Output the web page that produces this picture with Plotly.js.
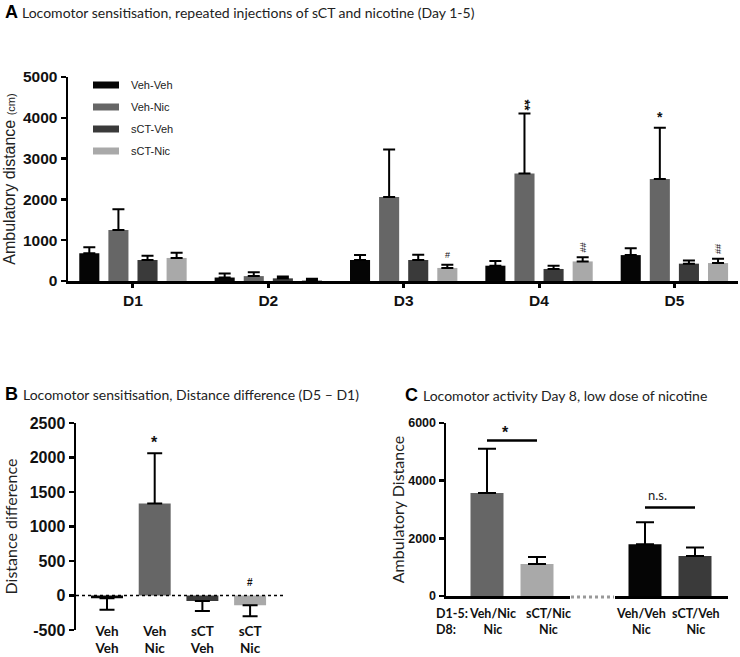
<!DOCTYPE html>
<html>
<head>
<meta charset="utf-8">
<script src="https://cdn.plot.ly/plotly-3.0.1.min.js"></script>
<style>html,body{margin:0;padding:0;background:#fff;}#chart{width:740px;height:657px;}</style>
</head>
<body>
<div id="chart"></div>
<script>
// ---------- Data ----------
const days = ['D1', 'D2', 'D3', 'D4', 'D5'];
const groupNames = ['Veh-Veh', 'Veh-Nic', 'sCT-Veh', 'sCT-Nic'];
const vehVeh    = [680, 85, 515, 375, 635];
const vehVehErr = [145, 100, 120, 115, 165];
const vehNic    = [1250, 120, 2060, 2635, 2500];
const vehNicErr = [510, 95, 1160, 1470, 1255];
const sctVeh    = [515, 65, 515, 295, 425];
const sctVehErr = [105, 45, 130, 80, 80];
const sctNic    = [565, 25, 320, 480, 440];
const sctNicErr = [130, 30, 80, 105, 105];
const sigVehNic = ['', '', '', '**', '*'];
const sigSctNic = ['', '', '#', '##', '##'];

const bCats = ['Veh<br>Veh', 'Veh<br>Nic', 'sCT<br>Veh', 'sCT<br>Nic'];
const bVals = [-40, 1335, -80, -140];
const bErrPlus = [0, 725, 0, 0];
const bErrMinus = [165, 0, 145, 160];
const bSig = ['', '*', '', '#'];
const bTicks = [-500, 0, 500, 1000, 1500, 2000, 2500];

const cLeftCats = ['Veh/Nic<br>Nic', 'sCT/Nic<br>Nic'];
const cLeftVals = [3570, 1110];
const cLeftErr = [1540, 245];
const cRightCats = ['Veh/Veh<br>Nic', 'sCT/Veh<br>Nic'];
const cRightVals = [1795, 1390];
const cRightErr = [765, 290];
const aTicks = [0, 1000, 2000, 3000, 4000, 5000];
const cTicks = [0, 2000, 4000, 6000];

// ---------- Styling ----------
const W = 740, H = 657;
const px = x => x / W;
const py = y => 1 - y / H;
const COL = {vv: '#050505', vn: '#666666', sv: '#3a3a3a', sn: '#a9a9a9'};
const groupColors = [COL.vv, COL.vn, COL.sv, COL.sn];
const tickFontOf = s => ({family: 'Liberation Sans, Arial, sans-serif', size: s, color: '#111', weight: 'bold'});
const titleFamily = 'Lato, Open Sans, sans-serif';
const zeros = arr => arr.map(() => 0);

function errUp(arr, w) {
  return {type: 'data', array: arr, arrayminus: zeros(arr), symmetric: false,
          color: '#000', thickness: 2, width: w, visible: true};
}

const traces = [];
const aSeries = [[vehVeh, vehVehErr], [vehNic, vehNicErr], [sctVeh, sctVehErr], [sctNic, sctNicErr]];
aSeries.forEach((s, i) => {
  traces.push({type: 'bar', x: days, y: s[0], name: groupNames[i], xaxis: 'x', yaxis: 'y',
    marker: {color: groupColors[i], line: {width: 0}}, error_y: errUp(s[1], 6), showlegend: false});
});

traces.push({type: 'bar', x: bCats, y: bVals, xaxis: 'x2', yaxis: 'y2', width: 0.67,
  marker: {color: [COL.vv, COL.vn, COL.sv, COL.sn], line: {width: 0}},
  error_y: {type: 'data', array: bErrPlus, arrayminus: bErrMinus, symmetric: false,
            color: '#000', thickness: 2, width: 7.5}, showlegend: false});

traces.push({type: 'bar', x: cLeftCats, y: cLeftVals, xaxis: 'x3', yaxis: 'y3', width: 0.66,
  marker: {color: [COL.vn, COL.sn], line: {width: 0}}, error_y: errUp(cLeftErr, 9), showlegend: false});
traces.push({type: 'bar', x: cRightCats, y: cRightVals, xaxis: 'x4', yaxis: 'y3', width: 0.66,
  marker: {color: [COL.vv, COL.sv], line: {width: 0}}, error_y: errUp(cRightErr, 9), showlegend: false});

// ---------- Annotations ----------
const ann = [];
function title(letter, text, xL, xT, y) {
  ann.push({xref: 'paper', yref: 'paper', x: px(xL), y: py(y), xanchor: 'left', yanchor: 'middle',
    text: letter, showarrow: false, font: {family: 'Liberation Sans, Arial', size: 18, weight: 'bold', color: '#000'}});
  ann.push({xref: 'paper', yref: 'paper', x: px(xT), y: py(y), xanchor: 'left', yanchor: 'middle',
    text: text, showarrow: false, font: {family: titleFamily, size: 14, color: '#222'}});
}
title('A', 'Locomotor sensitisation, repeated injections of sCT and nicotine (Day 1-5)', 3, 20, 12);
title('B', 'Locomotor sensitisation, Distance difference (D5 \u2013 D1)', 3, 21, 394);
title('C', 'Locomotor activity Day 8, low dose of nicotine', 403, 421, 395);

// legend (panel A)
const shapes = [];
const legY = [85, 107, 129, 151];
groupNames.forEach((n, i) => {
  shapes.push({type: 'rect', xref: 'paper', yref: 'paper', x0: px(93), x1: px(119),
    y0: py(legY[i] - 3.5), y1: py(legY[i] + 3.5), fillcolor: groupColors[i], line: {width: 0}});
  ann.push({xref: 'paper', yref: 'paper', x: px(129), y: py(legY[i]), xanchor: 'left', yanchor: 'middle',
    text: n, showarrow: false, font: {family: 'Liberation Sans, Arial', size: 11, color: '#222'}});
});

// significance marks panel A
days.forEach((d, i) => {
  if (sigVehNic[i]) ann.push({xref: 'x', yref: 'y', x: d, y: vehNic[i] + vehNicErr[i], xshift: -14.5,
    yanchor: 'bottom', yshift: 1, text: sigVehNic[i], textangle: sigVehNic[i].length > 1 ? 90 : 0,
    showarrow: false, font: {family: 'Liberation Sans, Arial', size: 14, weight: 'bold', color: '#111'}});
  if (sigSctNic[i]) ann.push({xref: 'x', yref: 'y', x: d, y: sctNic[i] + sctNicErr[i], xshift: 43.5,
    yanchor: 'bottom', yshift: 3, text: sigSctNic[i], textangle: sigSctNic[i].length > 1 ? 90 : 0,
    showarrow: false, font: {family: 'Liberation Sans, Arial', size: 9, color: '#111'}});
});
// panel B
bCats.forEach((c, i) => {
  if (bSig[i]) ann.push({xref: 'x2', yref: 'y2', x: c, y: Math.max(bVals[i], 0) + bErrPlus[i],
    yanchor: 'bottom', yshift: bSig[i] === '#' ? 6 : 0, text: bSig[i], showarrow: false,
    font: {family: 'Liberation Sans, Arial', size: bSig[i] === '#' ? 10 : 16, weight: 'bold', color: '#111'}});
});
// panel C brackets
shapes.push({type: 'line', xref: 'x3', yref: 'y3', x0: cLeftCats[0], x1: cLeftCats[1], y0: 5390, y1: 5390,
  line: {color: '#000', width: 2.5}});
shapes.push({type: 'line', xref: 'x4', yref: 'y3', x0: cRightCats[0], x1: cRightCats[1], y0: 3070, y1: 3070,
  line: {color: '#000', width: 2.5}});
ann.push({xref: 'paper', yref: 'y3', x: px(511), y: 5390, yanchor: 'bottom', yshift: -2, text: '*', showarrow: false,
  font: {family: 'Liberation Sans, Arial', size: 16, weight: 'bold', color: '#111'}});
ann.push({xref: 'paper', yref: 'y3', x: px(669), y: 3070, yanchor: 'bottom', yshift: 2, text: 'n.s.', showarrow: false,
  font: {family: titleFamily, size: 13, color: '#222'}});
const cLabFont = {family: titleFamily, size: 12.5, weight: 'bold', color: '#111'};
ann.push({xref: 'paper', yref: 'paper', x: px(434), y: py(621), xanchor: 'left', yanchor: 'middle',
  text: 'D1-5:<br>D8:', align: 'left', showarrow: false, font: cLabFont});
// category labels of panel C (drawn as annotations so they can sit slightly off-centre like the original)
const cLeftShift = [6, 11], cRightShift = [-4, 1];
cLeftCats.forEach((c, i) => ann.push({xref: 'x3', yref: 'paper', x: c, y: py(621), xshift: cLeftShift[i],
  yanchor: 'middle', text: c, align: 'center', showarrow: false, font: cLabFont}));
cRightCats.forEach((c, i) => ann.push({xref: 'x4', yref: 'paper', x: c, y: py(621), xshift: cRightShift[i],
  yanchor: 'middle', text: c, align: 'center', showarrow: false, font: cLabFont}));
// dotted gap on C axis
shapes.push({type: 'line', xref: 'paper', yref: 'paper', x0: px(571), x1: px(614), y0: py(597), y1: py(597),
  line: {color: '#999', width: 3, dash: 'dot'}});
// dotted zero line B
shapes.push({type: 'line', xref: 'x2 domain', yref: 'y2', x0: 0, x1: 1, y0: 0, y1: 0,
  line: {color: '#000', width: 1.5, dash: 'dot'}});

const axLine = {showline: true, linecolor: '#000', linewidth: 2.5, showgrid: false, zeroline: false};

const layout = {
  width: W, height: H, margin: {l: 0, r: 0, t: 0, b: 0},
  paper_bgcolor: '#fff', plot_bgcolor: '#fff',
  barmode: 'group', bargap: 0.14, bargroupgap: 0.31,
  showlegend: false,
  xaxis: Object.assign({}, axLine, {domain: [px(68), px(738)], anchor: 'y', type: 'category',
    range: [-0.48, 4.47], ticks: 'outside', ticklen: 4, tickwidth: 3, tickcolor: '#000', tickfont: tickFontOf(15.5)}),
  yaxis: Object.assign({}, axLine, {domain: [py(281), py(77)], anchor: 'x', range: [0, 5000],
    tickvals: aTicks, ticktext: aTicks.map(String), ticks: 'outside', ticklen: 5, tickwidth: 2.5, tickcolor: '#000',
    tickfont: tickFontOf(15.5),
    title: {text: 'Ambulatory distance <span style="font-size:11px">(cm)</span>', standoff: 4,
            font: {family: 'Liberation Sans, Arial', size: 16, color: '#222'}}}),
  xaxis2: {domain: [px(76), px(283)], anchor: 'y2', type: 'category', range: [-0.65, 3.69],
    showline: false, showgrid: false, zeroline: false, ticks: '', tickangle: 0, ticklabelstandoff: -9,
    tickfont: {family: titleFamily, size: 13.5, weight: 'bold', color: '#111'}},
  yaxis2: Object.assign({}, axLine, {domain: [py(630), py(423)], anchor: 'x2', range: [-500, 2500],
    tickvals: bTicks, ticktext: bTicks.map(String), ticks: 'outside', ticklen: 5, tickwidth: 2.5, tickcolor: '#000',
    tickfont: tickFontOf(16),
    title: {text: 'Distance difference', standoff: 8, font: {family: titleFamily, size: 16, color: '#222'}}}),
  xaxis3: Object.assign({}, axLine, {domain: [px(446), px(570)], anchor: 'y3', type: 'category',
    range: [-0.82, 1.66], ticks: '', showticklabels: false}),
  xaxis4: Object.assign({}, axLine, {domain: [px(615), px(728)], anchor: 'y3', type: 'category',
    range: [-0.6, 1.66], ticks: '', showticklabels: false}),
  yaxis3: Object.assign({}, axLine, {domain: [py(596), py(423)], anchor: 'x3', range: [0, 6000],
    tickvals: cTicks, ticktext: cTicks.map(String), ticks: 'outside', ticklen: 5, tickwidth: 2.5, tickcolor: '#000',
    tickfont: tickFontOf(12.5),
    title: {text: 'Ambulatory Distance', standoff: 0, font: {family: titleFamily, size: 16, color: '#222'}}}),
  annotations: ann,
  shapes: shapes
};

Plotly.newPlot('chart', traces, layout, {displayModeBar: false, staticPlot: true});
</script>
</body>
</html>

------------------------------

-- Instructions for the task --
Write out an exact copy of the listing, first line through the line containing "const cTicks = [0, 2000, 4000, 6000];", with the pictures left out.

-- Answer for this exercise --
Output the web page that produces this picture with Plotly.js.
<!DOCTYPE html>
<html>
<head>
<meta charset="utf-8">
<script src="https://cdn.plot.ly/plotly-3.0.1.min.js"></script>
<style>html,body{margin:0;padding:0;background:#fff;}#chart{width:740px;height:657px;}</style>
</head>
<body>
<div id="chart"></div>
<script>
// ---------- Data ----------
const days = ['D1', 'D2', 'D3', 'D4', 'D5'];
const groupNames = ['Veh-Veh', 'Veh-Nic', 'sCT-Veh', 'sCT-Nic'];
const vehVeh    = [680, 85, 515, 375, 635];
const vehVehErr = [145, 100, 120, 115, 165];
const vehNic    = [1250, 120, 2060, 2635, 2500];
const vehNicErr = [510, 95, 1160, 1470, 1255];
const sctVeh    = [515, 65, 515, 295, 425];
const sctVehErr = [105, 45, 130, 80, 80];
const sctNic    = [565, 25, 320, 480, 440];
const sctNicErr = [130, 30, 80, 105, 105];
const sigVehNic = ['', '', '', '**', '*'];
const sigSctNic = ['', '', '#', '##', '##'];

const bCats = ['Veh<br>Veh', 'Veh<br>Nic', 'sCT<br>Veh', 'sCT<br>Nic'];
const bVals = [-40, 1335, -80, -140];
const bErrPlus = [0, 725, 0, 0];
const bErrMinus = [165, 0, 145, 160];
const bSig = ['', '*', '', '#'];
const bTicks = [-500, 0, 500, 1000, 1500, 2000, 2500];

const cLeftCats = ['Veh/Nic<br>Nic', 'sCT/Nic<br>Nic'];
const cLeftVals = [3570, 1110];
const cLeftErr = [1540, 245];
const cRightCats = ['Veh/Veh<br>Nic', 'sCT/Veh<br>Nic'];
const cRightVals = [1795, 1390];
const cRightErr = [765, 290];
const aTicks = [0, 1000, 2000, 3000, 4000, 5000];
const cTicks = [0, 2000, 4000, 6000];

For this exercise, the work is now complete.